Worst case, it would all take about 30 minutes, claimed Rick Cotton, executive director of the Port Authority.

“The traveler will arrive at La Guardia within a 30-minute trip that will be reliable and predictable,” he said.

But the cheery talk made no mention of the massive delays regularly gripping the LIRR and Penn Station in general.

LIRR train service is the worst it’s been in nearly two decades, with 21,400 trains late, canceled or terminated mid-run in 2017, according to a March report from State Comptroller Thomas DiNapoli’s office.

Commuters Monday doubted the AirTrain’s ability to bend these immutable laws of time, space and slow city train service.
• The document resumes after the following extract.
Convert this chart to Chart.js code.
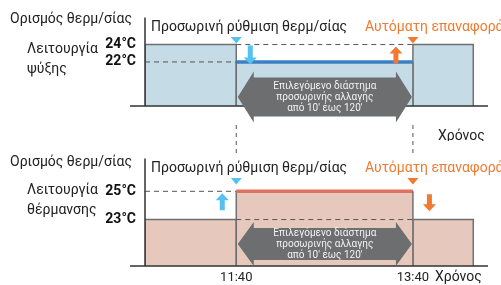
<!DOCTYPE html>
<html>
<head>
<meta charset="utf-8">
<script src="https://cdn.jsdelivr.net/npm/chart.js@4/dist/chart.umd.min.js"></script>
<style>
  body { margin: 0; background: #fff; }
  #wrap { position: relative; width: 501px; height: 285px; }
  #wrap canvas { position: absolute; left: 0; }
</style>
</head>
<body>
<div id="wrap">
  <canvas id="cool" width="501" height="141" style="top:0"></canvas>
  <canvas id="heat" width="501" height="144" style="top:141px"></canvas>
</div>
<script>
// segments: before override, temporary override, after auto restore
const segStartTimes = ['10:38', '11:40', '13:40'];
const segEndTimes = ['11:40', '13:40', '14:21'];
const coolSetpoints = [24, 22, 24];
const heatSetpoints = [23, 25, 23];
const coolTicks = [22, 24];
const heatTicks = [23, 25];
const timeTicks = ['11:40', '13:40'];

const toMin = t => { const p = t.split(':'); return +p[0] * 60 + +p[1]; };
const fmt = m => Math.floor(m / 60) + ':' + String(m % 60).padStart(2, '0');
const segStart = segStartTimes.map(toMin);
const segEnd = segEndTimes.map(toMin);

const FONT = 'Roboto';
const ORANGE = '#f07a30';
const CYAN = '#55c1ee';

function blockArrow(ctx, cx, yFrom, yTo, color) {
  const dir = yTo > yFrom ? 1 : -1, head = 7;
  ctx.fillStyle = color;
  ctx.beginPath();
  ctx.moveTo(cx - 2.5, yFrom);
  ctx.lineTo(cx + 2.5, yFrom);
  ctx.lineTo(cx + 2.5, yTo - dir * head);
  ctx.lineTo(cx + 6.5, yTo - dir * head);
  ctx.lineTo(cx, yTo);
  ctx.lineTo(cx - 6.5, yTo - dir * head);
  ctx.lineTo(cx - 2.5, yTo - dir * head);
  ctx.closePath();
  ctx.fill();
}

function marker(ctx, px, color) {
  ctx.fillStyle = color;
  ctx.beginPath();
  ctx.moveTo(px - 5.5, 37);
  ctx.lineTo(px + 5.5, 37);
  ctx.lineTo(px, 43.5);
  ctx.closePath();
  ctx.fill();
}

const decor = {
  id: 'decor',
  afterDatasetsDraw(chart, args, o) {
    const { ctx, chartArea: a, scales: { x, y } } = chart;
    const x1 = x.getPixelForValue(segStart[1]), x2 = x.getPixelForValue(segEnd[1]);
    const yh = y.getPixelForValue(Math.max(...o.sets));
    ctx.save();

    // axes
    ctx.strokeStyle = '#333';
    ctx.lineWidth = 1.5;
    ctx.beginPath();
    ctx.moveTo(a.left, a.top); ctx.lineTo(a.left, a.bottom);
    ctx.moveTo(a.left - 15, a.bottom); ctx.lineTo(a.right, a.bottom);
    ctx.stroke();

    // dashed time markers between the panels
    ctx.setLineDash([4, 4]);
    ctx.lineWidth = 1;
    ctx.strokeStyle = '#555';
    ctx.beginPath();
    [x1, x2].forEach(px => { ctx.moveTo(px, o.dashFrom); ctx.lineTo(px, o.dashTo); });
    ctx.stroke();
    ctx.setLineDash([]);

    marker(ctx, x1, CYAN);
    marker(ctx, x2, ORANGE);

    // change arrows
    if (o.cooling) {
      blockArrow(ctx, x1 + 14, yh + 1, yh + 20, CYAN);
      blockArrow(ctx, x2 - 17, yh + 19, yh + 2, ORANGE);
    } else {
      blockArrow(ctx, x1 - 14, yh + 19, yh + 2, CYAN);
      blockArrow(ctx, x2 + 16.5, yh + 3, yh + 20, ORANGE);
    }

    // grey double arrow with the interval text
    const l = x1 + 1.5, r = x2 - 1, cy = o.arrowY, bh = o.bodyH, hh = o.headH, hl = 16;
    ctx.fillStyle = '#6d6e70';
    ctx.beginPath();
    ctx.moveTo(l, cy);
    ctx.lineTo(l + hl, cy - hh);
    ctx.lineTo(l + hl, cy - bh);
    ctx.lineTo(r - hl, cy - bh);
    ctx.lineTo(r - hl, cy - hh);
    ctx.lineTo(r, cy);
    ctx.lineTo(r - hl, cy + hh);
    ctx.lineTo(r - hl, cy + bh);
    ctx.lineTo(l + hl, cy + bh);
    ctx.lineTo(l + hl, cy + hh);
    ctx.closePath();
    ctx.fill();
    ctx.fillStyle = '#f2f2f2';
    ctx.font = '10px ' + FONT;
    ctx.textAlign = 'center';
    ctx.textBaseline = 'middle';
    ['Επιλεγόμενο διάστημα', 'προσωρινής αλλαγής', 'από 10′ έως 120′'].forEach((t, i) => {
      ctx.fillText(t, (l + r) / 2, cy - 11 + i * 11);
    });

    // texts
    ctx.textAlign = 'left';
    ctx.fillStyle = '#222';
    ctx.font = '14px ' + FONT;
    ctx.fillText('Ορισμός θερμ/σίας', 10, o.titleY);
    ctx.fillText(o.mode[0], 27, 49.5);
    ctx.fillText(o.mode[1], 27, 69.5);
    ctx.fillText('Χρόνος', o.timeX, o.timeY);
    ctx.fillText('Προσωρινή ρύθμιση θερμ/σίας', 151, 27);
    ctx.fillStyle = ORANGE;
    ctx.fillText('Αυτόματη επαναφορά', 365, 27);
    ctx.restore();
  }
};

function makePanel(id, sets, ticks, yMin, yMax, fill, accent, showTime, extra) {
  const datasets = [];
  // dashed guides: new level before the change, old level during the override
  datasets.push({
    data: [{ x: segStart[0], y: sets[1] }, { x: segEnd[0], y: sets[1] }],
    borderColor: '#555', borderWidth: 1, borderDash: [5, 4], pointRadius: 0, fill: false, order: 0
  });
  datasets.push({
    data: [{ x: segStart[1], y: sets[0] }, { x: segEnd[1], y: sets[0] }],
    borderColor: '#555', borderWidth: 1, borderDash: [5, 4], pointRadius: 0, fill: false, order: 0
  });
  sets.forEach((v, i) => {
    datasets.push({
      data: [{ x: segStart[i], y: yMin }, { x: segStart[i], y: v }, { x: segEnd[i], y: v }, { x: segEnd[i], y: yMin }],
      borderColor: '#707070', borderWidth: 1.5, backgroundColor: fill, fill: 'start', pointRadius: 0,
      order: i === 1 ? 1 : 2,
      segment: i === 1 ? {
        borderColor: c => c.p0DataIndex === 1 ? accent : undefined,
        borderWidth: c => c.p0DataIndex === 1 ? 3.5 : undefined
      } : undefined
    });
  });

  return new Chart(document.getElementById(id), {
    type: 'line',
    data: { datasets },
    options: {
      responsive: false,
      animation: false,
      events: [],
      layout: { padding: { left: 0, right: 13, top: 13, bottom: showTime ? 0 : 16 } },
      plugins: { legend: { display: false }, tooltip: { enabled: false }, decor: Object.assign({ sets }, extra) },
      scales: {
        x: {
          type: 'linear', min: 638, max: 871, display: showTime,
          afterBuildTicks: s => { s.ticks = timeTicks.map(t => ({ value: toMin(t) })); },
          afterFit: s => { s.height = 19; },
          border: { display: false },
          grid: { display: false, drawTicks: false },
          ticks: { padding: 4, autoSkip: false, maxRotation: 0, color: '#222', font: { family: FONT, size: 13 }, callback: v => fmt(v) }
        },
        y: {
          min: yMin, max: yMax,
          afterBuildTicks: s => { s.ticks = ticks.map(v => ({ value: v })); },
          afterFit: s => { s.width = 145; },
          border: { display: false },
          grid: { display: false, drawTicks: false },
          ticks: { padding: 9, color: '#111', font: { family: FONT, size: 14, weight: 'bold' }, callback: v => v + '°C' }
        }
      }
    },
    plugins: [decor]
  });
}

makePanel('cool', coolSetpoints, coolTicks, 16.94, 27.12, '#c5dbe5', '#3b7fc4', false, {
  cooling: true, mode: ['Λειτουργία', 'ψύξης'], titleY: 19.5, timeX: 438, timeY: 136,
  dashFrom: 125, dashTo: 141, arrowY: 97, bodyH: 19.5, headH: 25.5
});
makePanel('heat', heatSetpoints, heatTicks, 19.71, 27.33, '#e6c9bc', '#e0705f', true, {
  cooling: false, mode: ['Λειτουργία', 'θέρμανσης'], titleY: 21.5, timeX: 435, timeY: 136.5,
  dashFrom: 0, dashTo: 13, arrowY: 103, bodyH: 16, headH: 22
});
</script>
</body>
</html>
“I don’t believe it would take less than 30 minutes,” said George Patilis of Long Island, who was at Penn Station Monday. “It would probably take them 30 minutes to get to Willets Point and another 30 to get to La Guardia.”

Commuter Roxanne Parnell of Garden City added: “I don’t think that’s realistic, given the problems at Penn Station. I mean, 30 minutes? I doubt that. I say closer to 45.”

The governor said the AirTrain plan is part of an $8 billion effort to revamp La Guardia Airport.

“The new La Guardia Airport will provide an improved customer experience with better access to airlines and public transportation for all passengers,” Cuomo said.

Renderings of the transfer from the LIRR to the AirTrain looked clean and modern.

A depiction of the AirTrain entrance at the airport’s Central Hall featured floor-to-ceiling windows, a tract of grass running along the floor and a giant orange Jeff Koons balloon-dog sculpture.